Track D — Chapter 14
====================

.. |trackd_run| replace:: d14
.. include:: _includes/track_d_run_strip.rst


Regression Driver Analysis (NSO running case)
---------------------------------------------

This chapter turns “operational activity” into an **explainable planning model**.

In accounting work you often start from outcomes:

- Revenue was up (or down).
- COGS moved.
- Gross margin shifted.

That outcome view is essential, but it’s not always sufficient for planning and control.
When leadership asks:

- “What happens to COGS if we sell 15% more units next month?”
- “Is margin pressure mostly price, volume, or some fixed baseline cost?”
- “Are we seeing higher revenue because we sold more… or because invoices changed (mix/activity)?”

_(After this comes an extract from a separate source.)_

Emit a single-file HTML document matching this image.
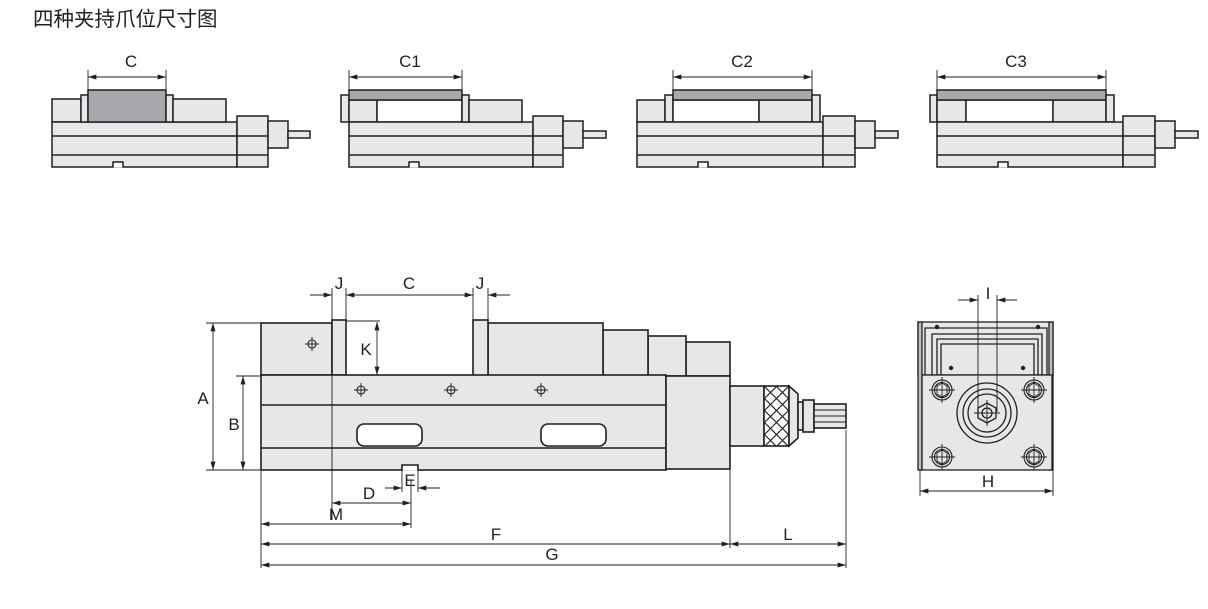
<!DOCTYPE html>
<html><head><meta charset="utf-8"><style>
html,body{margin:0;padding:0;background:#fff}
svg{display:block}
text{font-family:"Liberation Sans","Noto Sans CJK SC",sans-serif;fill:#231f20}
</style></head><body>
<svg width="1208" height="609" viewBox="0 0 1208 609" xmlns="http://www.w3.org/2000/svg">
<defs>
<marker id="ar" viewBox="0 0 10 6" refX="10" refY="3" markerWidth="9" markerHeight="5" orient="auto-start-reverse" markerUnits="userSpaceOnUse"><path d="M0,0 L10,3 L0,6 Z" fill="#231f20"/></marker>
<g id="ch"><circle r="4" fill="none" stroke="#231f20" stroke-width="1.1"/><path d="M-7,0H7M0,-7V7" stroke="#231f20" stroke-width="0.9"/></g>
<g id="bolt"><circle r="10" fill="none" stroke="#231f20" stroke-width="1.1"/><circle r="7.5" fill="none" stroke="#231f20" stroke-width="1.1"/><path d="M-13,0H13M0,-13V13" stroke="#231f20" stroke-width="0.9"/><polygon points="-5,-4 0,-7 5,-4 5,4 0,7 -5,4" fill="none" stroke="#231f20" stroke-width="0.9"/></g>
</defs>
<text x="33" y="26" font-size="20.5">四种夹持爪位尺寸图</text>

<g fill="#e6e7e8" stroke="#231f20" stroke-width="1.5">
<!-- Thumb 1 -->
<rect x="52" y="99" width="29" height="23"/>
<rect x="52" y="122" width="185" height="45"/>
<line x1="52" y1="136" x2="237" y2="136"/><line x1="52" y1="155" x2="237" y2="155"/>
<rect x="237" y="116" width="31" height="51"/>
<line x1="237" y1="136" x2="268" y2="136"/><line x1="237" y1="155" x2="268" y2="155"/>
<rect x="268" y="121" width="20" height="27"/>
<rect x="288" y="131" width="22" height="7"/>
<path d="M113,167.5V162H123V167.5" fill="#fff"/>
<rect x="81" y="95" width="7" height="27"/>
<rect x="88" y="90" width="78" height="32" fill="#a7a9ac"/>
<rect x="166" y="95" width="7" height="27"/>
<rect x="173" y="99" width="53" height="23"/>

<!-- Thumb 2 -->
<rect x="341" y="95" width="8" height="27"/>
<rect x="349" y="100" width="28" height="22"/>
<rect x="377" y="100" width="85" height="22" fill="#fff"/>
<rect x="349" y="90" width="113" height="10" fill="#a7a9ac"/>
<rect x="349" y="122" width="184" height="45"/>
<line x1="349" y1="136" x2="533" y2="136"/><line x1="349" y1="155" x2="533" y2="155"/>
<rect x="533" y="116" width="30" height="51"/>
<line x1="533" y1="136" x2="563" y2="136"/><line x1="533" y1="155" x2="563" y2="155"/>
<rect x="563" y="121" width="20" height="27"/>
<rect x="583" y="131" width="23" height="7"/>
<path d="M409,167.5V162H419V167.5" fill="#fff"/>
<rect x="462" y="95" width="7" height="27"/>
<rect x="469" y="100" width="53" height="22"/>

<!-- Thumb 3 -->
<rect x="637" y="100" width="28" height="22"/>
<rect x="665" y="95" width="8" height="27"/>
<rect x="673" y="100" width="86" height="22" fill="#fff"/>
<rect x="759" y="100" width="53" height="22"/>
<rect x="673" y="90" width="139" height="10" fill="#a7a9ac"/>
<rect x="812" y="95" width="8" height="27"/>
<rect x="637" y="122" width="186" height="45"/>
<line x1="637" y1="136" x2="823" y2="136"/><line x1="637" y1="155" x2="823" y2="155"/>
<rect x="823" y="116" width="32" height="51"/>
<line x1="823" y1="136" x2="855" y2="136"/><line x1="823" y1="155" x2="855" y2="155"/>
<rect x="855" y="121" width="20" height="27"/>
<rect x="875" y="131" width="23" height="7"/>
<path d="M698,167.5V162H708V167.5" fill="#fff"/>

<!-- Thumb 4 -->
<rect x="930" y="95" width="7" height="27"/>
<rect x="937" y="100" width="29" height="22"/>
<rect x="966" y="100" width="87" height="22" fill="#fff"/>
<rect x="1053" y="100" width="53" height="22"/>
<rect x="937" y="90" width="169" height="10" fill="#a7a9ac"/>
<rect x="1106" y="95" width="8" height="27"/>
<rect x="937" y="122" width="186" height="45"/>
<line x1="937" y1="136" x2="1123" y2="136"/><line x1="937" y1="155" x2="1123" y2="155"/>
<rect x="1123" y="116" width="32" height="51"/>
<line x1="1123" y1="136" x2="1155" y2="136"/><line x1="1123" y1="155" x2="1155" y2="155"/>
<rect x="1155" y="121" width="20" height="27"/>
<rect x="1175" y="131" width="23" height="7"/>
<path d="M998,167.5V162H1008V167.5" fill="#fff"/>
</g>

<!-- thumb dims -->
<g stroke="#231f20" stroke-width="0.9" fill="none">
<path d="M88,70V90M166,70V90M349,70V90M462,70V90M673,70V90M812,70V90M937,70V90M1106,70V90"/>
<line x1="88" y1="77" x2="166" y2="77" marker-start="url(#ar)" marker-end="url(#ar)"/>
<line x1="349" y1="77" x2="462" y2="77" marker-start="url(#ar)" marker-end="url(#ar)"/>
<line x1="673" y1="77" x2="812" y2="77" marker-start="url(#ar)" marker-end="url(#ar)"/>
<line x1="937" y1="77" x2="1106" y2="77" marker-start="url(#ar)" marker-end="url(#ar)"/>
</g>
<g font-size="17" text-anchor="middle">
<text x="131" y="67">C</text><text x="410" y="67">C1</text><text x="742" y="67">C2</text><text x="1016" y="67">C3</text>
</g>

<!-- Main side view -->
<g fill="#e6e7e8" stroke="#231f20" stroke-width="1.6">
<rect x="261" y="323" width="71" height="52"/>
<rect x="686" y="342" width="44" height="34"/>
<rect x="648" y="336" width="38" height="40"/>
<rect x="603" y="330" width="45" height="46"/>
<rect x="488" y="323" width="115" height="53"/>
<rect x="473" y="320" width="15" height="56"/>
<rect x="332" y="320" width="14" height="55"/>
<rect x="261" y="375" width="405" height="95"/>
<rect x="666" y="376" width="64" height="93"/>
<line x1="261" y1="405" x2="666" y2="405"/>
<line x1="261" y1="448" x2="666" y2="448"/>
<rect x="357" y="424" width="65" height="22" rx="7" fill="#fff"/>
<rect x="541" y="424" width="65" height="22" rx="7" fill="#fff"/>
<path d="M402,470.8V465H418V470.8" fill="#fff"/>
<rect x="730" y="386" width="34" height="60"/>
<rect x="764" y="386" width="25" height="60" fill="#fff"/>
<path d="M789,386L798,394V438L789,446Z"/>
<rect x="798" y="402" width="5" height="28"/>
<rect x="803" y="400" width="11" height="32"/>
<rect x="814" y="404" width="32" height="24"/>
<path d="M814,410H846M814,416H846M814,422H846" stroke-width="0.9"/>
</g>
<!-- knurl -->
<g stroke="#231f20" stroke-width="1.2" fill="none">
<path d="M764,386L789,411M764,398L789,423M764,410L789,435M764,422L788,446M764,434L776,446M776,386L789,399
M789,386L764,411M789,398L764,423M789,410L764,435M789,422L765,446M789,434L777,446M777,386L764,399"/>
</g>
<use href="#ch" x="312" y="344"/>
<use href="#ch" x="361" y="390"/>
<use href="#ch" x="451" y="390"/>
<use href="#ch" x="541" y="390"/>

<!-- main dims -->
<g stroke="#231f20" stroke-width="0.9" fill="none">
<path d="M206,323H261M236,376H261M206,470H261"/>
<line x1="213" y1="323" x2="213" y2="470" marker-start="url(#ar)" marker-end="url(#ar)"/>
<line x1="243" y1="376" x2="243" y2="470" marker-start="url(#ar)" marker-end="url(#ar)"/>
<path d="M332,288V520M346,288V320M473,288V320M488,288V320"/>
<line x1="310" y1="295" x2="332" y2="295" marker-end="url(#ar)"/>
<line x1="346" y1="295" x2="473" y2="295" marker-start="url(#ar)" marker-end="url(#ar)"/>
<line x1="510" y1="295" x2="488" y2="295" marker-end="url(#ar)"/>
<path d="M346,321H380"/>
<line x1="377" y1="322" x2="377" y2="375" marker-start="url(#ar)" marker-end="url(#ar)"/>
<path d="M402,470V492M418,470V492"/>
<line x1="385" y1="488" x2="402" y2="488" marker-end="url(#ar)"/>
<line x1="440" y1="488" x2="418" y2="488" marker-end="url(#ar)"/>
<path d="M411,480V528"/>
<line x1="332" y1="503" x2="411" y2="503" marker-start="url(#ar)" marker-end="url(#ar)"/>
<path d="M261,470V568M730,470V548M846,430V568"/>
<line x1="261" y1="524" x2="411" y2="524" marker-start="url(#ar)" marker-end="url(#ar)"/>
<line x1="261" y1="544" x2="730" y2="544" marker-start="url(#ar)" marker-end="url(#ar)"/>
<line x1="730" y1="544" x2="846" y2="544" marker-start="url(#ar)" marker-end="url(#ar)"/>
<line x1="261" y1="565" x2="846" y2="565" marker-start="url(#ar)" marker-end="url(#ar)"/>
</g>
<g font-size="17" text-anchor="middle">
<text x="203" y="404">A</text><text x="234" y="430">B</text>
<text x="339" y="289">J</text><text x="409" y="289">C</text><text x="480" y="289">J</text>
<text x="366" y="355">K</text>
<text x="410" y="486">E</text><text x="369" y="499">D</text>
<text x="336" y="520">M</text><text x="496" y="540">F</text><text x="788" y="540">L</text>
<text x="552" y="560">G</text>
</g>

<!-- End view -->
<g fill="#e6e7e8" stroke="#231f20" stroke-width="1.3">
<rect x="918" y="322" width="135" height="53"/>
<rect x="918" y="322" width="4" height="148" fill="#bcbec0"/>
<rect x="1049" y="322" width="4" height="148" fill="#bcbec0"/>
<path d="M925,375V328H1047V375M932,375V334H1042V375M937,375V339H1038V375M941,375V344H1034V375" fill="none"/>
<rect x="922" y="375" width="130" height="95"/>
<circle cx="987" cy="413" r="30" fill="none"/>
<circle cx="987" cy="413" r="24" fill="none"/>
<circle cx="987" cy="413" r="19" fill="none"/>
<polygon points="978,408 987,403 996,408 996,418 987,423 978,418" fill="none"/>
<circle cx="987" cy="413" r="5" fill="none"/>
</g>
<g fill="#231f20"><circle cx="937" cy="327" r="2.2"/><circle cx="1038" cy="327" r="2.2"/><circle cx="951" cy="368" r="2.2"/><circle cx="1023" cy="368" r="2.2"/></g>
<use href="#bolt" x="942" y="390"/><use href="#bolt" x="1034" y="390"/>
<use href="#bolt" x="942" y="457"/><use href="#bolt" x="1034" y="457"/>
<g stroke="#231f20" stroke-width="0.9" fill="none">
<path d="M978,295V412M997,295V412M987,400V426M974,413H1000"/>
<line x1="958" y1="300" x2="978" y2="300" marker-end="url(#ar)"/>
<line x1="1017" y1="300" x2="997" y2="300" marker-end="url(#ar)"/>
<path d="M920,470V496M1053,470V496"/>
<line x1="920" y1="491" x2="1053" y2="491" marker-start="url(#ar)" marker-end="url(#ar)"/>
</g>
<g font-size="17" text-anchor="middle"><text x="988" y="299">I</text><text x="988" y="487">H</text></g>
</svg>
</body></html>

…you need a **driver lens**.

**Regression driver analysis** is a practical way to estimate simple relationships like:

- a **baseline** level (intercept): “what tends to happen even if activity is low”
- a **rate** (slope): “how much outcome changes per unit of activity”

You’ll build this lens for the North Shore Outfitters (NSO) running case using monthly data.


Where this fits in Track D
--------------------------

This chapter is intentionally downstream of earlier Track D ideas:

- Chapter 12 (Hypothesis Testing): disciplined interpretation; avoid overconfidence from noisy data.
- Chapter 13 (Correlation, Causation, Controlled Comparisons): *correlation is not causation* and
  “third factors” often drive two lines together.

Regression is powerful, but it can also create false confidence if used carelessly.
So we carry forward the Chapter 13 discipline here:

- Use regression as a **driver lens**
- Prefer **simple, explainable models**
- Check residuals and sanity-check assumptions
- Treat results as **planning inputs**, not proof


What you will build
-------------------

You will produce two things:

1) A monthly **driver table** that lines up activity measures with financial outcomes.

2) Three small regression models:

- **m1:** ``COGS ~ units_sold`` (fixed + variable cost per unit lens)
- **m2:** ``Revenue ~ units_sold`` (baseline + average price-per-unit lens)
- **m3:** ``Revenue ~ units_sold + invoice_count`` (two-driver “mix/activity check”)

The goal is not “best possible prediction.”
The goal is **simple, auditable explanations** that help accounting planning + control.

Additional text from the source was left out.